We atheists can remain sober without AA.
But, for the same reason that AA members with religious faith have a hard time finding serenity and sanity in their lives without the intermittent wisdom of others to listen to, we atheists find ourselves in the same position. We "take what we need" from the things we hear at the table in order to contemplate our sobriety, just as they do, and we "leave the rest" of the gobbledygook for others to ponder--just as they do.
I was supposed to chair my "homegroup" today. When I got there I discovered the topic in "Daily Reflections" was, "For our group purpose there is but one ultimate authority, a loving God as He may express Himself in our group conscience."
My homegroup knows I'm atheist. I invoke my atheism many times when I disagree with the theme of the day. I have been heard to say, "The Big Book says we can't get there without a god or a higher power, but I'm here to tell you that I have neither one and yet I sit here clean and sober and sane for nearly four years."
There are people who don't like to hear what I have to say. Some don't come to that meeting any longer. But the "elders", including a Babtist minister, support my right to work my program as I see fit, and they understand the freedom needed to speak one's own truth in order to stay sober. After all, "The only requirement for membership is a desire to stop drinking." No one can be kicked out of AA. The book says so.
My group upholds that rule to the letter. Of those who refuse to attend the meetings because I speak my mind, they have only one thing to say: "The group is better off without them if they cannot accept the AA tenet that all are welcome who wish to stop drinking." I like the elders of my group, and we get along very well.
I did not chair today's meeting. Part of the continuation of the Daily Reflection for the day is this: "God guides my words and my actions, and my responsibility is to heed His suggestions. Trust is my watchword, I trust others who lead. In the Fellowship of A.A., I entrust God with the ultimate authority of “running the show.”
And you know what? I just couldn't sit there one more time and say the same thing again that they've all heard me say before--that God does not guide me, and I do not entrust a non-existent supernatural nonentity with anything of mine, let alone with "running the show". I am not there to be disagreeable; nor do I have a desire to restate myself everytime the subject is so blatently in my face.
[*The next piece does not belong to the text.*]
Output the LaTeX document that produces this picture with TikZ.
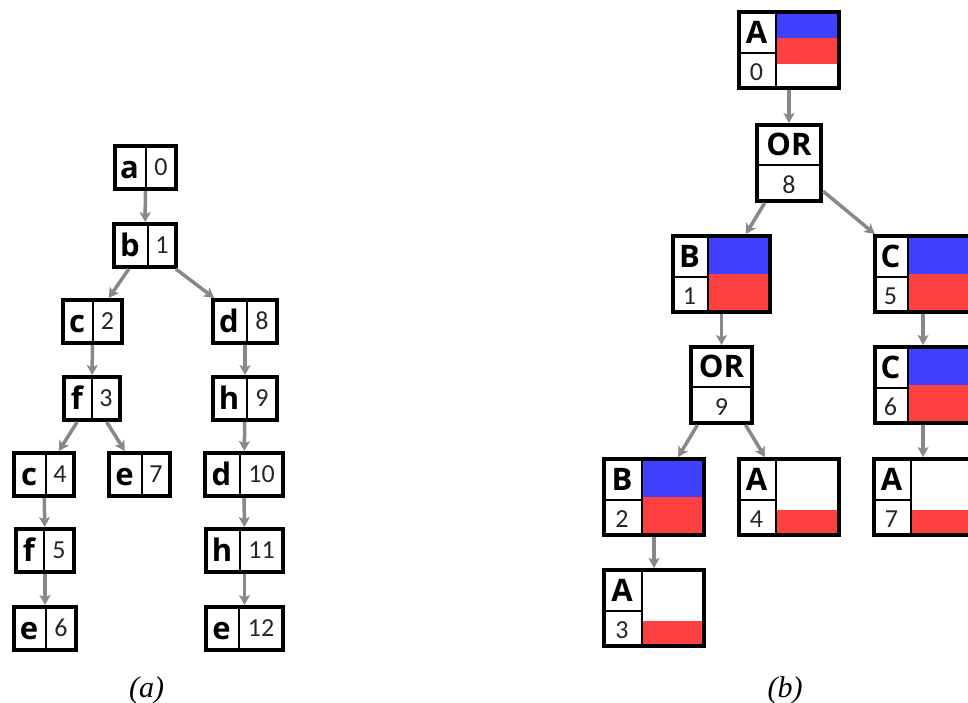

What would be the point of it? They know my position. They know I started a registered AA group for atheists in Kalamazoo. And I certainly did not want to spend the next hour listening once again to other alcoholics affirming how their invisible, omnipotent, all-knowing "maker" helps keep them from picking up the bottle.
I asked someone else to chair for me, and I left the building. And now that I have written this blog, I feel my serenity returning. It left me when I considered staying to chair a meeting the topic of which is anathema to my sensibilities. I don't like it "in my face". As a side dish, I can leave it, or speak to it.
When the topic of god or a higher power comes up more generally, when it is not the "main course" of the day to say that AA's ultimate authority is a mysterious, invisible yet omnipresent force, one that I believe rewards us for sacrificing our selves to a "greater good" (if it only existed), then and only then am I able to interact with the other members and sometimes manage to say things that don't offend them.
But so long as the official office of AA in New York continues to officially recognize atheists in their midst, I'm willing to tell a whole room full of the faithful that I don't need to turn my life and my will over to the power of god.
And they don't either, but they wouldn't believe me.